Jakarta (ANTARA News) - Pengusaha mebel yang tergabung dalam Asosiasi Mebel dan Kerajinan Indonesia (Amkri) menolak rencana revisi penerapan Sistem Verifikasi Legalitas Kayu (SVLK) yang tertuang dalam Peraturan Kementerian Perdagangan Nomor 89 Tahun 2015 tentang Ketentuan Ekspor Produk Industri Hutan.




"Amkri menentang wacana pemberlakuan SVLK untuk industri mebel dan kerajinan. Permendag yang berlaku saat ini sudah paling sesuai karena sifatnya tidak lagi mandatori, tapi voluntary," kata Ketua Umum Amkri Rudi Halim di Jakarta, Kamis.




Dengan sifat voluntary, lanjut Rudi, pembeli yang meminta SVLK dalam transaksinya, maka masing-masing pelaku Priusaha dipersilahkan mengurusnya.




Menurut Rudi, Permendag Nomor 89 Tahun 2015 telah memberikan angin segar bagi Industri Kecil Menengah (IKM) bidang kayu, yang dianggap sesuai dengan aspirasi kalangan industri mebel dan kerajinan.




"Menurut kami, SVLK hanya berlaku di industri hulu dan tidak berlaku di 15 HS mebel dan kerajinan," kata Rudi.




Diketahui, Kementerian Perdagangan akan melakukan kajian ulang penerapan SVLK mengingat saat ini tidak lagi mewajibkan penyertaan Dokumen V-Legal untuk ekspor produk industri kehutanan.




"Kita mau kaji ulang, bagaimana dampaknya, ada yang pro dan kontra. Pada prinsipnya kita harus lindungi pelaku usaha dan hubungan internasional bagaimana," kata Plt.
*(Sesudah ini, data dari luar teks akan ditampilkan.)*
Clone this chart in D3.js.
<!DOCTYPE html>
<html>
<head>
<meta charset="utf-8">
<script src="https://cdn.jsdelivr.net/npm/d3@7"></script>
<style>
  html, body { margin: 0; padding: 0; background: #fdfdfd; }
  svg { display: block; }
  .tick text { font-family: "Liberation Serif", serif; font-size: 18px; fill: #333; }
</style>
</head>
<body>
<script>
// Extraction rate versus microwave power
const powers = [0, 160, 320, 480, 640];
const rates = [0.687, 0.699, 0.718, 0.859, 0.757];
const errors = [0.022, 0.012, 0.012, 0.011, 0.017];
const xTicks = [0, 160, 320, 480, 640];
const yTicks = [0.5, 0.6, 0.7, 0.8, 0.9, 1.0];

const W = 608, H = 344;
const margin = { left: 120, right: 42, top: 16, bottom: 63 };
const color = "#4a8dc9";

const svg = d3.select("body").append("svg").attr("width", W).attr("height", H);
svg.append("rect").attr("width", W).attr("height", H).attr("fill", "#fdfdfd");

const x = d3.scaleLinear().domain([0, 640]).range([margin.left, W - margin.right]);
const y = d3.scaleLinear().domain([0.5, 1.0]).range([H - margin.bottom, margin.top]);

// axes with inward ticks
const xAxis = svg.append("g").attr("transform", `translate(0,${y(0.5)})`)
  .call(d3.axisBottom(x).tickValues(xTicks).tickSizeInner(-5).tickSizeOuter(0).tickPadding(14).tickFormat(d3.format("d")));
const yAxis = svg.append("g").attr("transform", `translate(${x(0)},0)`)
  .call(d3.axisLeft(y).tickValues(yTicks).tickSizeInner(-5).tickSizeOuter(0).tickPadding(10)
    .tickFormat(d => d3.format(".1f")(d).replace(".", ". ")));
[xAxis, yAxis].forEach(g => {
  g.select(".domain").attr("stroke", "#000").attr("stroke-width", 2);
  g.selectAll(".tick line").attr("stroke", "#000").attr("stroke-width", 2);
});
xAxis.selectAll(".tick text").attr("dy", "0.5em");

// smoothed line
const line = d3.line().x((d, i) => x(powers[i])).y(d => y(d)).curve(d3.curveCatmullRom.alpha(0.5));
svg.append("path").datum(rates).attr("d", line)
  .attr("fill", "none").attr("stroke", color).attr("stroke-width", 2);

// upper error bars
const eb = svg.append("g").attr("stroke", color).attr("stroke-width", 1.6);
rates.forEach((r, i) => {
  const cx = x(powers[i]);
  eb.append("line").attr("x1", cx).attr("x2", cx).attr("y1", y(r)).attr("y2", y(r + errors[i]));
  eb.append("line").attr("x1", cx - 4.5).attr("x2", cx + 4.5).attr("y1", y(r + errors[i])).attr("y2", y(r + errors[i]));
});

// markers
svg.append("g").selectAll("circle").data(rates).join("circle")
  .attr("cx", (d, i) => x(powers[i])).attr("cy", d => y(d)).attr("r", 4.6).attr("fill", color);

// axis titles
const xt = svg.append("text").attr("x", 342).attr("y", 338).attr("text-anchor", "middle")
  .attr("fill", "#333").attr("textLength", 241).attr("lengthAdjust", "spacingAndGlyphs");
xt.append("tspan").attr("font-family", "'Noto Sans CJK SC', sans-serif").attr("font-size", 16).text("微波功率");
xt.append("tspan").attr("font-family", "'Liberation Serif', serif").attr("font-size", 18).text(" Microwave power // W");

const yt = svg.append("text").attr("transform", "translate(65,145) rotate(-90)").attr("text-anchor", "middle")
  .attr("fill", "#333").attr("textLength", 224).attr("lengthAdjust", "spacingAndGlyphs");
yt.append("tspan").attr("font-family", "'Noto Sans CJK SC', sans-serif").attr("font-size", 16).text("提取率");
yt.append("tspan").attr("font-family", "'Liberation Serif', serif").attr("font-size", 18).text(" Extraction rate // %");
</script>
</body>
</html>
Direktur Jenderal Perdagangan Luar Negeri Kementerian Perdagangan, Karyanto Suprih.




Karyanto mengatakan, setiap ketentuan yang ada saat ini, khususnya di Kementerian Perdagangan berpotensi untuk direvisi.




Kendati demikian, bukan berarti revisi tersebut akan dilakukan dalam waktu dekat, namun harus dipelajari terlebih dahulu.